There is clearly a correlation between the rampant misogyny in American society and the low status of the library profession, which, despite being a “feminized” field, is male-dominated in organizational control. Research shows that although the stereotype of the librarian is female, managerial posts are overwhelmingly considered masculine. While the more prestigious (and higher-paying) library positions are disproportionately held by men, not only are women the bulk of the workforce, but the average library worker is Caucasian.

This is just one reason why it is encouraging and important to see women of color represented in leadership positions in the profession, which has happened twice recently. 
Last year Dr. Carla Hayden became the first woman, first person of color, and first librarian to serve as Librarian of Congress, in the national library’s 217-year history. This year brought more good news for the library leadership world: the American Library Association (ALA) announced in April that Wanda Brown is the 136th ALA President elect.

She will serve in that capacity for one year, and then assume her role as President at the close of the 2019 ALA Annual Conference (June 20-25) in Washington, D.C. 
The oldest and largest library association in the world, ALA’s mission is “To provide leadership for the development, promotion, and improvement of library and information services and the profession of librarianship in order to enhance learning and ensure access to information for all.” Although diversity has been one of their priorities for the past two decades, of the 136 ALA presidents so far, 76 (~56%) have been men—not outrageous, but still a far cry from equitable representation when three quarters of the workforce are women.

Of the 18 photos on their “Past Presidents” page, only two or three are visibly identifiable as non-white (one of them is Dr. Hayden). 
Currently the Director of Library Services at the C.G. O’Kelly Library at Winston-Salem State University, Brown has had an impressive career. An ALA member for three decades, she has held multiple leadership positions in the Association of College and Research Libraries (ACRL); the Association for Libraries Collections & Technical Services (ALCTS);the Library Leadership and Management Association (LLAMA); the Black Caucus of the American Library Association (BCALA); and the North Carolina Library Association.

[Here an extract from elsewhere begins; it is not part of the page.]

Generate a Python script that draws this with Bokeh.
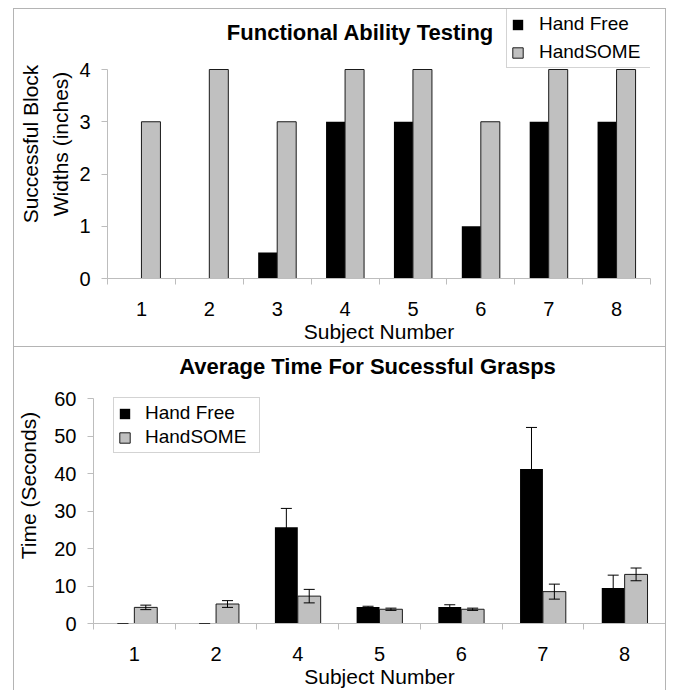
from bokeh.plotting import figure
from bokeh.models import (ColumnDataSource, FactorRange, Range1d, LinearAxis, CategoricalAxis,
                          FixedTicker, Legend, LegendItem, Whisker, TeeHead, Label)
from bokeh.transform import dodge
from bokeh.embed import file_html
from bokeh.resources import INLINE

# ---------------- data ----------------
top_subjects = ["1", "2", "3", "4", "5", "6", "7", "8"]
top_hand_free = [0, 0, 0.5, 3, 3, 1, 3, 3]
top_handsome = [3, 4, 3, 4, 4, 3, 4, 4]
top_yticks = [0, 1, 2, 3, 4]

bot_subjects = ["1", "2", "4", "5", "6", "7", "8"]
bot_hand_free = [0, 0, 25.7, 4.4, 4.4, 41.2, 9.5]
bot_hand_free_err = [0, 0, 5.0, 0.2, 0.6, 11.1, 3.4]
bot_handsome = [4.3, 5.2, 7.3, 3.8, 3.8, 8.5, 13.1]
bot_handsome_err = [0.6, 0.9, 1.8, 0.3, 0.3, 2.0, 1.7]
bot_yticks = [0, 10, 20, 30, 40, 50, 60]

FONT = "Liberation Sans"
AXIS_GRAY = "#bdbdbd"
BORDER_GRAY = "#b4b4b4"
BAR_GRAY = "#c0c0c0"
OUTLINE = "#1a1a1a"


def style_common(p):
    p.outline_line_color = None
    p.xgrid.grid_line_color = None
    p.ygrid.grid_line_color = None
    p.background_fill_color = "white"
    p.border_fill_color = "white"


def add_x_axes(p, n, label_size, label_standoff, axis_label_size, axis_label_standoff):
    # boundary ticks between categories (synthetic categorical coordinates 0..n)
    tick_axis = LinearAxis(ticker=FixedTicker(ticks=list(range(n + 1))),
                           major_tick_out=6, major_tick_in=0,
                           minor_tick_line_color=None,
                           axis_line_color=AXIS_GRAY, major_tick_line_color=AXIS_GRAY,
                           major_label_text_font_size="0px", major_label_text_color=None,
                           major_label_standoff=0)
    p.add_layout(tick_axis, "below")
    cat_axis = CategoricalAxis(axis_line_color=None, major_tick_line_color=None,
                               minor_tick_line_color=None,
                               major_label_standoff=label_standoff,
                               major_label_text_font=FONT,
                               major_label_text_font_size=label_size,
                               major_label_text_color="black",
                               axis_label="Subject Number",
                               axis_label_text_font=FONT,
                               axis_label_text_font_size=axis_label_size,
                               axis_label_text_font_style="normal",
                               axis_label_text_color="black",
                               axis_label_standoff=axis_label_standoff)
    p.add_layout(cat_axis, "below")


def style_y(p, ticks, label, tick_size, label_size, label_standoff, axis_label_standoff, line_height):
    ax = p.yaxis[0]
    ax.ticker = FixedTicker(ticks=ticks)
    ax.bounds = (ticks[0], ticks[-1])
    ax.axis_line_color = AXIS_GRAY
    ax.major_tick_line_color = AXIS_GRAY
    ax.major_tick_out = 6
    ax.major_tick_in = 0
    ax.minor_tick_line_color = None
    ax.major_label_text_font = FONT
    ax.major_label_text_font_size = tick_size
    ax.major_label_text_color = "black"
    ax.major_label_standoff = label_standoff
    ax.axis_label = label
    ax.axis_label_text_font = FONT
    ax.axis_label_text_font_size = label_size
    ax.axis_label_text_font_style = "normal"
    ax.axis_label_text_color = "black"
    ax.axis_label_standoff = axis_label_standoff
    ax.axis_label_text_line_height = line_height


def make_legend(p, r1, r2, loc, font_size, spacing, standoff, label_width):
    legend = Legend(items=[LegendItem(label="Hand Free", renderers=[r1]),
                           LegendItem(label="HandSOME", renderers=[r2])],
                    location=loc)
    legend.label_text_font = FONT
    legend.label_text_font_size = font_size
    legend.label_text_color = "black"
    legend.glyph_width = 13
    legend.glyph_height = 13
    legend.label_standoff = standoff
    legend.label_width = label_width
    legend.spacing = spacing
    legend.padding = 4
    legend.margin = 0
    legend.border_line_color = "#a8a8a8"
    legend.border_line_width = 1
    legend.background_fill_color = "white"
    legend.background_fill_alpha = 1
    p.add_layout(legend)


def add_title(p, text, sx, sy):
    p.add_layout(Label(x=sx, y=sy, x_units="screen", y_units="screen",
                       text=text, text_font=FONT, text_font_style="bold",
                       text_font_size="22px", text_align="center", text_baseline="middle",
                       text_color="black"))


# ---------------- top panel ----------------
TOP_FRAME_H = 269          # frame height in px (legend + title live inside the frame)
TOP_HEAD = 60              # px between frame top and the top tick
top_ymax = top_yticks[-1] * TOP_FRAME_H / (TOP_FRAME_H - TOP_HEAD)

src1 = ColumnDataSource(dict(subject=top_subjects, hf=top_hand_free, hs=top_handsome))
p1 = figure(width=653, height=339,
            x_range=FactorRange(factors=top_subjects, range_padding=0),
            y_range=Range1d(0, top_ymax),
            x_axis_location=None, title_location=None,
            output_backend="svg", toolbar_location=None,
            min_border_left=93, min_border_right=17, min_border_top=0, min_border_bottom=70)
style_common(p1)
add_x_axes(p1, len(top_subjects), "20px", 11, "21px", 1)
style_y(p1, top_yticks, "Successful Block\nWidths (inches)", "20px", "21px", 11, 4, 1.3)

r1 = p1.vbar(x=dodge("subject", -0.14, range=p1.x_range), top="hf", width=0.28,
             source=src1, fill_color="black", line_color=None)
r2 = p1.vbar(x=dodge("subject", 0.14, range=p1.x_range), top="hs", width=0.28,
             source=src1, fill_color=BAR_GRAY, line_color=OUTLINE, line_width=1)
add_title(p1, "Functional Ability Testing", 253, 246)
make_legend(p1, r1, r2, (399, 210), "19px", 6, 15, 108)
p1.margin = (8, 0, 0, 13)
p1.styles = {"border-left": f"1px solid {BORDER_GRAY}", "border-right": f"1px solid {BORDER_GRAY}",
             "border-top": f"1px solid {BORDER_GRAY}", "border-bottom": f"1px solid {BORDER_GRAY}"}

# ---------------- bottom panel ----------------
BOT_FRAME_H = 281
BOT_HEAD = 52
bot_ymax = bot_yticks[-1] * BOT_FRAME_H / (BOT_FRAME_H - BOT_HEAD)

src2 = ColumnDataSource(dict(
    subject=bot_subjects,
    hf=bot_hand_free, hs=bot_handsome,
    hf_up=[v + e for v, e in zip(bot_hand_free, bot_hand_free_err)],
    hf_lo=[v - e for v, e in zip(bot_hand_free, bot_hand_free_err)],
    hs_up=[v + e for v, e in zip(bot_handsome, bot_handsome_err)],
    hs_lo=[v - e for v, e in zip(bot_handsome, bot_handsome_err)],
))
p2 = figure(width=653, height=343,
            x_range=FactorRange(factors=bot_subjects, range_padding=0),
            y_range=Range1d(0, bot_ymax),
            x_axis_location=None, title_location=None,
            output_backend="svg", toolbar_location=None,
            min_border_left=77, min_border_right=2, min_border_top=0, min_border_bottom=62)
style_common(p2)
add_x_axes(p2, len(bot_subjects), "20px", 11, "21px", 1)
style_y(p2, bot_yticks, "Time (Seconds)", "20px", "21px", 11, 11, 1.2)

q1 = p2.vbar(x=dodge("subject", -0.14, range=p2.x_range), top="hf", width=0.28,
             source=src2, fill_color="black", line_color=None)
q2 = p2.vbar(x=dodge("subject", 0.14, range=p2.x_range), top="hs", width=0.28,
             source=src2, fill_color=BAR_GRAY, line_color=OUTLINE, line_width=1)
for col_base, up, lo in [(-0.14, "hf_up", "hf_lo"), (0.14, "hs_up", "hs_lo")]:
    w = Whisker(source=src2, base=dodge("subject", col_base, range=p2.x_range),
                upper=up, lower=lo, dimension="height",
                line_color="black", line_width=1, level="overlay",
                upper_head=TeeHead(size=11, line_color="black", line_width=1),
                lower_head=TeeHead(size=11, line_color="black", line_width=1))
    p2.add_layout(w)
add_title(p2, "Average Time For Sucessful Grasps", 274, 257.5)
make_legend(p2, q1, q2, (20, 170), "19px", 2, 14, 110)
p2.margin = (0, 0, 0, 13)
p2.styles = {"border-left": f"1px solid {BORDER_GRAY}", "border-right": f"1px solid {BORDER_GRAY}"}

with open("out.html", "w") as f:
    f.write(file_html([p1, p2], INLINE))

She is the recipient of numerous awards, including the DEMCO/ALA Black Caucus Award for Excellence, the 2013 BCALA Leadership Award, and the 2012 BCALA Distinguished Service Award, among others. 
In her campaign for the ALA presidency, Brown espoused her commitment to improving the lives of those around her, and specifically to strengthen efforts to improve diversity in the library profession. “My professional career successes have demonstrated that hard work and inclusiveness of others can bring forth opportunities and help develop relationships, beyond routine considerations,” her website states.

We look forward to what that might produce in her new role as leader of the ALA.